[Records with drawing code]

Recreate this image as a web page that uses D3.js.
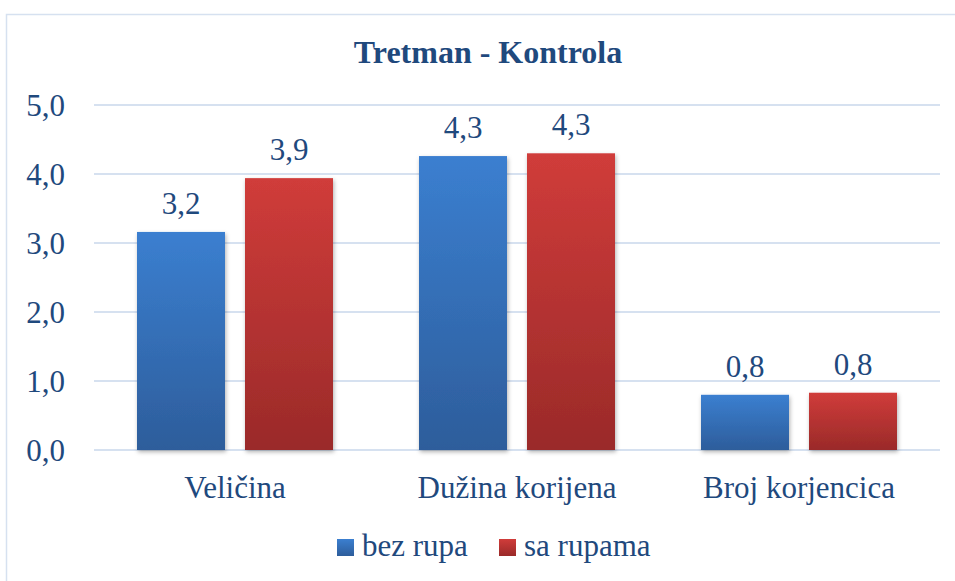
<!DOCTYPE html>
<meta charset="utf-8">
<script src="https://d3js.org/d3.v7.min.js"></script>
<style>
  body { margin: 0; background: #fff; }
  svg text { font-family: "Liberation Serif", "Times New Roman", Tinos, serif !important; }
</style>
<body>
<div id="chart"></div>
<script>

// data
var categories = ["Veličina", "Dužina korijena", "Broj korjencica"];
var seriesNames = ["bez rupa", "sa rupama"];
var bezRupa = [3.16, 4.26, 0.80];
var saRupama = [3.94, 4.30, 0.83];
var yTicks = [0, 1, 2, 3, 4, 5];

var TXT = "#1f497d";

var W = 955, H = 581;
var margin = {top: 105, left: 94},
    width = 940 - margin.left,
    height = 450 - margin.top;

var svg = d3.select("#chart").append("svg")
    .attr("width", W).attr("height", H);

// gradients + shadow
var defs = svg.append("defs");
var grads = [["gBlue", "#3b7fd0", "#2d5d9b"], ["gRed", "#d03c3a", "#9a2a29"]];
grads.forEach(function(g) {
  var lg = defs.append("linearGradient").attr("id", g[0])
      .attr("x1", 0).attr("y1", 0).attr("x2", 0).attr("y2", 1);
  lg.append("stop").attr("offset", "0%").attr("stop-color", g[1]);
  lg.append("stop").attr("offset", "100%").attr("stop-color", g[2]);
});
var f = defs.append("filter").attr("id", "shadow")
    .attr("x", "-10%").attr("y", "-10%").attr("width", "130%").attr("height", "130%");
f.append("feDropShadow").attr("dx", 1).attr("dy", 2).attr("stdDeviation", 2)
    .attr("flood-color", "#000").attr("flood-opacity", 0.3);

// chart frame
svg.append("rect")
    .attr("x", 6.5).attr("y", 14.5).attr("width", 960).attr("height", 580)
    .attr("fill", "none").attr("stroke", "#d6e1f0").attr("stroke-width", 1.5);

// title
svg.append("text")
    .attr("x", 488).attr("y", 63)
    .attr("text-anchor", "middle")
    .attr("fill", TXT)
    .style("font-size", "32px").style("font-weight", "bold")
    .text("Tretman - Kontrola");

var g = svg.append("g")
    .attr("transform", "translate(" + margin.left + "," + margin.top + ")");

var x0 = d3.scaleBand().domain(categories).range([0, width]);
var x1 = d3.scaleBand().domain(seriesNames).range([0, 196]).paddingInner(20 / 108);
var y = d3.scaleLinear().domain([0, 5]).range([height, 0]);

// gridlines
g.selectAll(".grid").data(yTicks).enter().append("line")
    .attr("x1", 0).attr("x2", width)
    .attr("y1", function(d) { return y(d); })
    .attr("y2", function(d) { return y(d); })
    .attr("stroke", "#d6e1f0").attr("stroke-width", 2);

// y axis labels
var yAxis = d3.axisLeft(y).tickValues(yTicks).tickSize(0).tickPadding(29)
    .tickFormat(function(d) { return d3.format(".1f")(d).replace(".", ","); });
g.append("g").call(yAxis)
  .attr("font-family", null)
  .call(function(s) { s.select(".domain").remove(); })
  .selectAll("text")
    .style("font-size", "31px")
    .attr("fill", TXT).attr("dy", "0.34em");

// x axis labels
var xAxis = d3.axisBottom(x0).tickSize(0).tickPadding(48);
g.append("g").attr("transform", "translate(0," + height + ")").call(xAxis)
  .attr("font-family", null)
  .call(function(s) { s.select(".domain").remove(); })
  .selectAll("text")
    .style("font-size", "31px")
    .attr("fill", TXT).attr("dy", 0);

// bars
var rows = categories.map(function(c, i) {
  return {cat: c, vals: [{s: seriesNames[0], v: bezRupa[i]}, {s: seriesNames[1], v: saRupama[i]}]};
});
var fills = {"bez rupa": "url(#gBlue)", "sa rupama": "url(#gRed)"};
var groupOffset = (x0.bandwidth() - 196) / 2;

var cg = g.selectAll(".cat").data(rows).enter().append("g")
    .attr("transform", function(d) { return "translate(" + (x0(d.cat) + groupOffset) + ",0)"; });

cg.selectAll("rect").data(function(d) { return d.vals; }).enter().append("rect")
    .attr("x", function(d) { return x1(d.s); })
    .attr("width", x1.bandwidth())
    .attr("y", function(d) { return y(d.v); })
    .attr("height", function(d) { return height - y(d.v); })
    .attr("fill", function(d) { return fills[d.s]; })
    .attr("filter", "url(#shadow)");

cg.selectAll(".lbl").data(function(d) { return d.vals; }).enter().append("text")
    .attr("x", function(d) { return x1(d.s) + x1.bandwidth() / 2; })
    .attr("y", function(d) { return y(d.v) - 18; })
    .attr("text-anchor", "middle")
    .style("font-size", "31px").attr("fill", TXT)
    .text(function(d) { return d3.format(".1f")(d.v).replace(".", ","); });

// legend
var legend = svg.append("g");
var lx = [337, 499];
seriesNames.forEach(function(s, i) {
  legend.append("rect")
      .attr("x", lx[i]).attr("y", 539).attr("width", 17).attr("height", 17)
      .attr("fill", i === 0 ? "url(#gBlue)" : "url(#gRed)");
  legend.append("text")
      .attr("x", lx[i] + 25).attr("y", 556)
      .style("font-size", "31px").attr("fill", TXT)
      .text(s);
});
</script>
</body>
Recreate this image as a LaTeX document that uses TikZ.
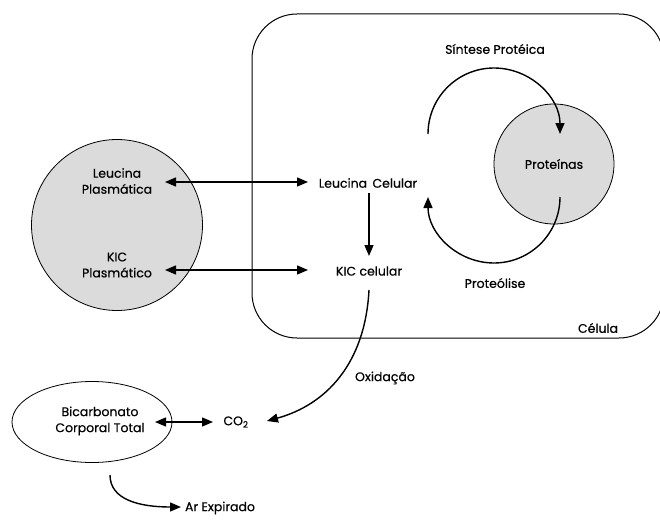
\documentclass[tikz,border=0pt]{standalone}
\usepackage{fontspec}
\setmainfont{Poppins}[FakeBold=0.5]
\usetikzlibrary{arrows.meta,shapes.geometric}
\begin{document}
\begin{tikzpicture}[x=1pt,y=-1pt,
  every node/.style={font=\fontsize{12.5}{16}\selectfont, align=center, inner sep=1pt},
  arr/.style={line width=1.4pt, -{Triangle[length=11pt,width=9pt]}},
  darr/.style={line width=1.4pt, {Triangle[length=11pt,width=9pt]}-{Triangle[length=11pt,width=9pt]}},
  pool/.style={circle, draw, line width=0.8pt, fill=black!14}]
\useasboundingbox (0,0) rectangle (660,524);
% cell
\draw[line width=1pt, rounded corners=45pt] (252,14) rectangle (664,338);
% pools
\node[pool, minimum size=171pt] (plasma) at (117,225) {};
\node (lp) at (117,181) {Leucina\\Plasmática};
\node (kp) at (117,265) {KIC\\Plasmático};
\node[pool, minimum size=120pt] (prot) at (554,164) {Proteínas};
\node[ellipse, draw, line width=0.8pt, minimum width=160pt, minimum height=81pt] (bic) at (92,422) {};
\node (bict) at (100,421) {Bicarbonato\\Corporal Total};
% labels
\node (lc) at (368,183) {Leucina\, Celular};
\node (kc) at (369,271) {KIC celular};
\node (sint) at (495,49) {Síntese Protéica};
\node (proteo) at (495,283) {Proteólise};
\node (cel) at (598,328) {Célula};
\node (ox) at (385,378) {Oxidação};
\node (co2) at (236,422) {CO\textsubscript{2}};
\node (ar) at (220,508) {Ar Expirado};
% anchor points
\coordinate (lpR) at (165,182);
\coordinate (lcL) at (308,182);
\coordinate (kpR) at (165,270);
\coordinate (kcL) at (308,270);
\coordinate (lcD) at (369,193);
\coordinate (kcU) at (369,256);
\coordinate (sA) at (428,134);
\coordinate (pA) at (560,197);
\coordinate (kcD) at (369,290);
\coordinate (co2R) at (267,421);
\coordinate (bicR) at (155,422);
\coordinate (co2L) at (213,422);
\coordinate (bicD) at (110,475);
\coordinate (arL) at (181,507);
% connectors
\draw[darr] (lpR) -- (lcL);
\draw[darr] (kpR) -- (kcL);
\draw[arr] (lcD) -- (kcU);
\draw[arr] (sA) arc[start angle=180, end angle=360, radius=66];
\draw[arr] (pA) arc[start angle=0, end angle=180, radius=66];
\draw[arr] (kcD) .. controls (365,365) and (325,405) .. (co2R);
\draw[darr] (bicR) -- (co2L);
\draw[arr] (bicD) .. controls (110,500) and (140,507) .. (arL);
\end{tikzpicture}
\end{document}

- Given instruction: Copy out every line from the data above that has "image" in it.

- Solution:
Recreate this image as a web page that uses D3.js.
Recreate this image as a LaTeX document that uses TikZ.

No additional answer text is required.